• **Information shown**

━━━━

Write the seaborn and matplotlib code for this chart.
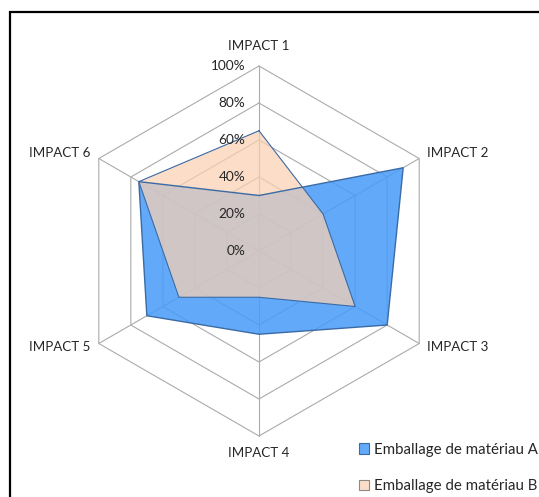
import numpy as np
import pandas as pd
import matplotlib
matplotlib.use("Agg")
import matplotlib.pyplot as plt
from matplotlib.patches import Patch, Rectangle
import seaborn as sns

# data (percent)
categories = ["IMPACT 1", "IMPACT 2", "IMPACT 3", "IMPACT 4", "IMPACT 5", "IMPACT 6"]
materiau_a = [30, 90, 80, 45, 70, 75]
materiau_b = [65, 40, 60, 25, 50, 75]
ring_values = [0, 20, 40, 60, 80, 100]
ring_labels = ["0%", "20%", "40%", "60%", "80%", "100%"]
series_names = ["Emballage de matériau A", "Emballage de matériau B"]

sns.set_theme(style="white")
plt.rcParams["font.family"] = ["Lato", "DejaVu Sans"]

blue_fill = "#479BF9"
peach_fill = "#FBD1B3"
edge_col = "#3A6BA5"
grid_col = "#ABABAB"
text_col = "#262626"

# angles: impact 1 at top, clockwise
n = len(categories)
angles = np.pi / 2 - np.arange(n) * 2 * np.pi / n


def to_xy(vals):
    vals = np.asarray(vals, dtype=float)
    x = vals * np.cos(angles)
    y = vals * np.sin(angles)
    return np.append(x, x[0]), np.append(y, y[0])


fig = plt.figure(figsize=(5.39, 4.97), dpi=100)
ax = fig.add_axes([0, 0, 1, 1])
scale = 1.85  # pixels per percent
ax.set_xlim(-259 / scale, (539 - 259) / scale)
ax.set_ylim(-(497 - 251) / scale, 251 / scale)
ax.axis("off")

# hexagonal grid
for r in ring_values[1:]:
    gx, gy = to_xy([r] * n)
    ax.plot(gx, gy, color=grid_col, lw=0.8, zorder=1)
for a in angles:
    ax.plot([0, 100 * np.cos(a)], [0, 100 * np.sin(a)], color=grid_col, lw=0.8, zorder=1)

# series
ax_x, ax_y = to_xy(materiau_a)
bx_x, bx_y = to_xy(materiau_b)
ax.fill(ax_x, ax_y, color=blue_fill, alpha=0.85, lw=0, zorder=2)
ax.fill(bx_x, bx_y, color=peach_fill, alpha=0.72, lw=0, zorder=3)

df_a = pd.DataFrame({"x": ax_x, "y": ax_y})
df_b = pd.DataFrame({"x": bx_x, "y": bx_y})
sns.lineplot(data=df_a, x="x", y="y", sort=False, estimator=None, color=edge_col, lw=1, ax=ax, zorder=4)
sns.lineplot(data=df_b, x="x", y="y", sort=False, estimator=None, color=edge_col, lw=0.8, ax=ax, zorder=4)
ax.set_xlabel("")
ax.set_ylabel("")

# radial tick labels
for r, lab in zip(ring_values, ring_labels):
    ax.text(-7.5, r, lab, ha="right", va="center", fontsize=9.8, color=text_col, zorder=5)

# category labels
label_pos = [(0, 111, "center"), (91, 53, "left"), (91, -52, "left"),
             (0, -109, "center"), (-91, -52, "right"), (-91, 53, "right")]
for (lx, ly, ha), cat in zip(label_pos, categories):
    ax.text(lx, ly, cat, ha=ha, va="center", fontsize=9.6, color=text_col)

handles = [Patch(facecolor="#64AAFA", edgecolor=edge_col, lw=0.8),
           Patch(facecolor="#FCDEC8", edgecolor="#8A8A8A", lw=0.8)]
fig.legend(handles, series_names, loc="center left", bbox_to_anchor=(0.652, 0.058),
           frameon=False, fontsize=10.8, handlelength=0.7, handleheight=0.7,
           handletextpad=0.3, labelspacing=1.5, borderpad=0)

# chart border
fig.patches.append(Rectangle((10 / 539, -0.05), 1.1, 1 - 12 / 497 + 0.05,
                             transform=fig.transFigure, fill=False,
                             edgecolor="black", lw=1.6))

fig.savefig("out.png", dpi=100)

━━━━

• **Short task**
From the first line of the listing above, repeat every line through the one holding "import seaborn as sns". Both ends count, and pictures stay out.

• **Solution**
Write the seaborn and matplotlib code for this chart.
import numpy as np
import pandas as pd
import matplotlib
matplotlib.use("Agg")
import matplotlib.pyplot as plt
from matplotlib.patches import Patch, Rectangle
import seaborn as sns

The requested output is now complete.